Si bien, la cohesión de esta triada de actores tiene ciertas fisuras es meritorio señalar que al interactuar con la escenografía, diseño de Edwin Villanueva, sucede todo lo contrario. Cada actor está metido en unos recuadros de atrezo que unas veces son cama, otras sitio de refugio, otras materialización de escenas hilarantes o mecanismo visual de metáforas. El elenco se compenetra totalmente con los objetos escénicos. Esta escenografía es íntegramente funcional dentro de la obra e incluso permite verla como artefactos plásticos que se activan con la intervención de los actores. Esta relación entre el elenco y los elementos plásticos es uno de los grandes aciertos de la obra.
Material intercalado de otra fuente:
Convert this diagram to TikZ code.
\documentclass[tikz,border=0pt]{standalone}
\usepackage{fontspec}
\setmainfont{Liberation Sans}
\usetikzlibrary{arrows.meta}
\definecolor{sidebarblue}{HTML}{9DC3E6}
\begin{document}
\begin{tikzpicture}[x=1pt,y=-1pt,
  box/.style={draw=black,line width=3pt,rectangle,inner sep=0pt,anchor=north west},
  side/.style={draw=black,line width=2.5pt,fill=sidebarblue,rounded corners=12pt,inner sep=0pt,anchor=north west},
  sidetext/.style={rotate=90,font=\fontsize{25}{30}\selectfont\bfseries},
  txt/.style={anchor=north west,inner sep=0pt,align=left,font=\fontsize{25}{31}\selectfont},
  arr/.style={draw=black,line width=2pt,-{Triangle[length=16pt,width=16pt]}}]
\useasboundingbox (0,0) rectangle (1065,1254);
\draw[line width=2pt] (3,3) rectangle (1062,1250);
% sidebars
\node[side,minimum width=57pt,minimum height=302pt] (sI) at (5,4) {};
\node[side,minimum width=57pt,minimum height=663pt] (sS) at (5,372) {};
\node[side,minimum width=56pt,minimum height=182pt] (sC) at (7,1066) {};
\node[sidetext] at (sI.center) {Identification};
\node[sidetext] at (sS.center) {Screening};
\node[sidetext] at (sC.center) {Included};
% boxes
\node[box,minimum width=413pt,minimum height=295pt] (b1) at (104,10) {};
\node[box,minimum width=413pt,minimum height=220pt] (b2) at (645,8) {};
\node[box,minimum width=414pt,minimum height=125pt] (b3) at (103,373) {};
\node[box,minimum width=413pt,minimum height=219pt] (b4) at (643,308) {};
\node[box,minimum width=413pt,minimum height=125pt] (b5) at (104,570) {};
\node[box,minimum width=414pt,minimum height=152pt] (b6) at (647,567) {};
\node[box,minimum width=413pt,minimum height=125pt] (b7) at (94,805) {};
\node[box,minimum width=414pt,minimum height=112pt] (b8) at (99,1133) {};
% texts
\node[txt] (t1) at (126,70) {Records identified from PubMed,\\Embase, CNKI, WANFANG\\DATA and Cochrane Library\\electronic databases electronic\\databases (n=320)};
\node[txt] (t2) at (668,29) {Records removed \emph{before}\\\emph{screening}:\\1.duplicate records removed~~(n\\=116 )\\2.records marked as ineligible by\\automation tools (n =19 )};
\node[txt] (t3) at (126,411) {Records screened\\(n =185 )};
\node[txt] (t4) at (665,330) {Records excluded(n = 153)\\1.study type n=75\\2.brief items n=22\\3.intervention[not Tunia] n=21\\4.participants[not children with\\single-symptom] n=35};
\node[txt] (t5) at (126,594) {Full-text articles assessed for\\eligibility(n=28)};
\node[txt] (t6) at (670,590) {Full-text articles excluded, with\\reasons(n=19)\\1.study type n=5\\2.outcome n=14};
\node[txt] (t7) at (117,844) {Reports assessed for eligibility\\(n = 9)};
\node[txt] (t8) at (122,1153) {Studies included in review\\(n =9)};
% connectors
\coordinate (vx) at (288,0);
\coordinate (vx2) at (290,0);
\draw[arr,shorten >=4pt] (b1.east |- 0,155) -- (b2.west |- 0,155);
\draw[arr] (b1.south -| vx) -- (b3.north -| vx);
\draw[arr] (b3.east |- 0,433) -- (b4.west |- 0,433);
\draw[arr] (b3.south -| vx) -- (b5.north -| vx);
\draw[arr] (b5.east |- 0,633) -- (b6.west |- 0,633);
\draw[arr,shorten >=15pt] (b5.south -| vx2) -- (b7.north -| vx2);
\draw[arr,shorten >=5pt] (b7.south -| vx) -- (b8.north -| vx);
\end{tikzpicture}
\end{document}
El espectáculo de Escena Norte, con el que el Festival Hispanosalvadoreño cierra actividades en el Teatro Nacional de San Salvador, logra escenificar los traumas que viven los niños en la posguerra, pero también es una puesta en escena de los miedos más profundos del ser humano. La lógica del espectáculo propone caminos exploratorios que abren el diapasón estético de la escena salvadoreña. Ojalá se logren afinar las fisuras de la dirección de actores que es una de las fracturas en los nuevos directores del teatro local. Ojalá el espectáculo siga habitando los escenarios locales, al igual que el pasado sigue rodando nuestro presente.